When I entered the special operations community in 2003, “veteran nonprofit services” meant partaking in cheap beers and drunken war myths, courtesy of the Veterans of Foreign Wars, a charitable organization that has been around for more than 120 years. Today, the term conjures other images: An obscure, tax-exempt industry that is fueled by the public’s frustration with the Department of Veteran Affairs and is leveraged to favor the elite within the armed forces.
Most Americans share a similar view of the veteran community. By and large, we are a sentimentalized, homogenous group of heroic victims. That is, unless we fall under recognizable categories such as “fighter pilot” or “Navy SEAL,” and are therefore deified in movies and books. This has broad ramifications: For decades, Hollywood and the publishing industry have aided the military in its recruitment efforts. However, the idealization of specialty groups within the military has also impacted the distribution of charitable donations to organizations aimed at helping veterans with healthcare (in areas where the VA falls short) and with the transition to the private sector.
In short, these “elite” groups, especially the ones who have enjoyed the most attention in popular culture, are attracting and absorbing a disproportionate amount of the country’s well-meaning donations to its veterans.
For example, I come from the Air Force Pararescue community, also known as the PJs. To become a PJ, an airman must first complete years of training which is among the most difficult in the military. The resulting gang of qualified PJs is a hyper-focused, agile, and subconsciously aligned tribe of operators who can carry out extremely complex rescue missions with a small team. There is a smattering of other groups within the military that are similar in their effectiveness, such as the SEALs, Green Berets, and others that you’ve heard of and many you haven’t. Each of these job-specific organizations can be distilled down to being a collection of highly effective, highly motivated individuals with a knack for getting what they want through creative and aggressive modalities.
We are ready-made networks of high performers–but not all of us are good at marketing ourselves and this is reflected in the funding of our associated nonprofits. The Pararescue Foundation is worth just under $400,000, which is not a lot, even for a community as small as ours (there are around 500 active PJs at any given time, in addition to a proportionate number of family members and living alumni). Compare that to the Navy SEAL Foundation, which serves SEALs and SWCCs (Special Warfare Combat Crewmen), a population estimated to be around 3,300 active members plus their proportionate family members and alumni–with current assets sitting comfortably at just under a staggering $135 million. And just to measure those numbers against a broad-spectrum organization serving all service members, veterans, and family members, the assets of the Wounded Warrior Project, which provides physical and emotional health services to all veterans, are at just under $450 million. (The Department of Defense’s 2021 report on demographics put the number of Guard, Reserve, active duty, and family members at 4.7 million and the U.S. Census put the number of living veterans at 18 million in 2018.)
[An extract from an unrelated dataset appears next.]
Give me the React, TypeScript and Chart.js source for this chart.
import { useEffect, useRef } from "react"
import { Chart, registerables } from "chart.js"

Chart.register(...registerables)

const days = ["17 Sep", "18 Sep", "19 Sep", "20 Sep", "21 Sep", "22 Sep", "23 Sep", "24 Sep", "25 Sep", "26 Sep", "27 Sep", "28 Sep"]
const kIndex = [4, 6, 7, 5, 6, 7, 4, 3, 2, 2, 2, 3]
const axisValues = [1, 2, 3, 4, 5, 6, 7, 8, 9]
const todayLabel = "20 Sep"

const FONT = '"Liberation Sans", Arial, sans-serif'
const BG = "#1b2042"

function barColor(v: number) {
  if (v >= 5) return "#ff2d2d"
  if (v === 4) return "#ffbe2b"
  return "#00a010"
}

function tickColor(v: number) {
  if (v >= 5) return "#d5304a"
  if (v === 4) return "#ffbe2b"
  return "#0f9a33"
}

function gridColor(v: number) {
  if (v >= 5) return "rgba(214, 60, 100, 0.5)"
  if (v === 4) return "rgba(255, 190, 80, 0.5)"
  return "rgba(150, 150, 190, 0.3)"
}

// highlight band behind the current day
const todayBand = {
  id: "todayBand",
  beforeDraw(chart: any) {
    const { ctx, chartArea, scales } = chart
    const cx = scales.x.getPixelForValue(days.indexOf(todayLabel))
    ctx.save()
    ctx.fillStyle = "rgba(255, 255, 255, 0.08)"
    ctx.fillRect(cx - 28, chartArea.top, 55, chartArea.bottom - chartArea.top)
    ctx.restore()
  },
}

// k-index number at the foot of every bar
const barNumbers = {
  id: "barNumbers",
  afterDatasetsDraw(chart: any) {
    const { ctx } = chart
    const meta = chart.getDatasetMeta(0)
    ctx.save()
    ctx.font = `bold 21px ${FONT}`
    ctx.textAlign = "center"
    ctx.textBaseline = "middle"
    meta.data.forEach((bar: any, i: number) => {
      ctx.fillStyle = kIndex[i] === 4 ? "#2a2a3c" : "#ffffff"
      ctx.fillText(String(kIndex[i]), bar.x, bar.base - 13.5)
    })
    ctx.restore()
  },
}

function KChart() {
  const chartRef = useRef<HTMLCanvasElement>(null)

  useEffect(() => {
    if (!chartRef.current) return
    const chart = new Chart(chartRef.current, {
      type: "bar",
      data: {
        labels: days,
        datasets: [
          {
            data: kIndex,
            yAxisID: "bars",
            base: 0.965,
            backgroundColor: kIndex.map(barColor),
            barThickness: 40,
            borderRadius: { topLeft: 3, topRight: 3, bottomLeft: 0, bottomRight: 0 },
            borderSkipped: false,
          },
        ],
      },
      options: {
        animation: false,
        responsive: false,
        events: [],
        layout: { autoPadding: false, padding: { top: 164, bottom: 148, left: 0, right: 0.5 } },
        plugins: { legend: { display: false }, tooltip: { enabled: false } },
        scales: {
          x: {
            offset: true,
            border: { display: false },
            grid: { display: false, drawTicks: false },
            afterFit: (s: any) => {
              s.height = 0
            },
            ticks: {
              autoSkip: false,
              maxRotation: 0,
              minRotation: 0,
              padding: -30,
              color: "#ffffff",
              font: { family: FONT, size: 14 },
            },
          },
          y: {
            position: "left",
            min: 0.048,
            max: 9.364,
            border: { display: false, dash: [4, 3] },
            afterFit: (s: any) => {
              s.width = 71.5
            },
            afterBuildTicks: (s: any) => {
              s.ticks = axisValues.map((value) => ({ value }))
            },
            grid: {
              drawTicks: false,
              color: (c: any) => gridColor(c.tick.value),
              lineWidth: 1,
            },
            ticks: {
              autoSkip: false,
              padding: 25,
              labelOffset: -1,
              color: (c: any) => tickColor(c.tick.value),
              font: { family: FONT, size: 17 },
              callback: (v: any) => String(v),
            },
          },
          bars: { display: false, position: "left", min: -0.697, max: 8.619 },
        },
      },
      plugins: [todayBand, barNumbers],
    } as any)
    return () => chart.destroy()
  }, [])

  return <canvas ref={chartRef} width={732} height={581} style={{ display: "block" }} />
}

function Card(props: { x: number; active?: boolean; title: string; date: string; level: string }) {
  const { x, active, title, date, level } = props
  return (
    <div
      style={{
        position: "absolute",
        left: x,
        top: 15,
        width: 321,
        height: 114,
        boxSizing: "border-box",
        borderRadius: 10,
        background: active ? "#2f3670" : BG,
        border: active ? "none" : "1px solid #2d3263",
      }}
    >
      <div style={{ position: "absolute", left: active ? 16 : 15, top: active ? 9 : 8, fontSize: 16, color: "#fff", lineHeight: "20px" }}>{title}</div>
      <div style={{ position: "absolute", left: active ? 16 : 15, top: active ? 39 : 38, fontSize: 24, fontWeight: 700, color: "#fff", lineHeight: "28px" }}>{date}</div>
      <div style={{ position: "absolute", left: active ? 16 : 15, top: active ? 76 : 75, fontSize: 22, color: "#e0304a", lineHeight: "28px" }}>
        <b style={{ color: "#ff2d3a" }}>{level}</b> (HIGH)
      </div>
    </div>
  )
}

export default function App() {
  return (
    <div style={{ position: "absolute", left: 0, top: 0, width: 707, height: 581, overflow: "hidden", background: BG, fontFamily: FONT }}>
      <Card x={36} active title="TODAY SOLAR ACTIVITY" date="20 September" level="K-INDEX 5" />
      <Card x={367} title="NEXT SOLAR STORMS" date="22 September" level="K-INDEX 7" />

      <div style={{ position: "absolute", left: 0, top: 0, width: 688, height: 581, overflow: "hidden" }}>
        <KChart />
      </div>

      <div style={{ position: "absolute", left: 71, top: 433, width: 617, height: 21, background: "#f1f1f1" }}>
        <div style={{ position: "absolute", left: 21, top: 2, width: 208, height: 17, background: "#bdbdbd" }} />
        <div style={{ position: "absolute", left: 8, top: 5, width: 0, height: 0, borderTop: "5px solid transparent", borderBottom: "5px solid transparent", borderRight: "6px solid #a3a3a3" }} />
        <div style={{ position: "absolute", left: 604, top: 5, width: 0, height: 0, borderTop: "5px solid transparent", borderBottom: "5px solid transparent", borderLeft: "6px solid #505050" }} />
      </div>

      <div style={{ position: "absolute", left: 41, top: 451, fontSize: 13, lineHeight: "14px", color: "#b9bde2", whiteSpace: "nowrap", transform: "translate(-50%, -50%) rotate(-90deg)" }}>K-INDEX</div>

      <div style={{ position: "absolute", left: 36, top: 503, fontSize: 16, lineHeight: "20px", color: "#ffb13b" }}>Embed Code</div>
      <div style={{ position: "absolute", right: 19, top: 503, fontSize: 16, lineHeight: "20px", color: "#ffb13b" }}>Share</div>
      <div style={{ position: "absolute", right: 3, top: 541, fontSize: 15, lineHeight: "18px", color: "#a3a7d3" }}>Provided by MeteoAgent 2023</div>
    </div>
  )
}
The numbers tell a part of the story but they miss the details. While the Pararescue Foundation is poorly funded compared to the Navy SEAL Foundation, I am still part of “the club” since I’m a veteran of the special operations community. Doors are left open for me and where they aren’t I can whisper the magic words, “I was a PJ,” and the latch is pulled back. But my experience in combat was no more severe and, in many cases, less severe than conventional troops–collectively referred to as the Grunts–who neither have effective nonprofits to their name nor a brand beyond being the targets of patriotic sympathy.
What doesn’t come through in the numbers is that all veterans need the help of non-profit organizations to fill in the gaps left wide open by the VA. These are the avenues for accessing personalized mental healthcare, top-level career bridging, robust familial support, and focused counseling on how to navigate the VA’s labyrinthine disability system, which can mean the difference between transitioning into financial freefall or hopping into a comfortable cadence of monthly governmental stipends. It’s obvious why more equal access to these services is critical.
America obsesses over the heroics of special operators, specifically those who have developed a brand–the ones represented over and over again in countless movies and books. And while most of the country remains either unaware or apathetic to who is–and isn’t–the beneficiary of their help, their charitable contributions favor the veterans who are most visible, not the ones who might be most in need.
So, if you want to help a vet in need, focus on the ones silenced by their trauma and muted by the magic of marketing. The true heroes aren’t the ones getting book deals–and sometimes, not even the healthcare services they desperately need.
Pat Gault is a retired Air Force Pararescueman (PJ) and lives in Anchorage, Alaska.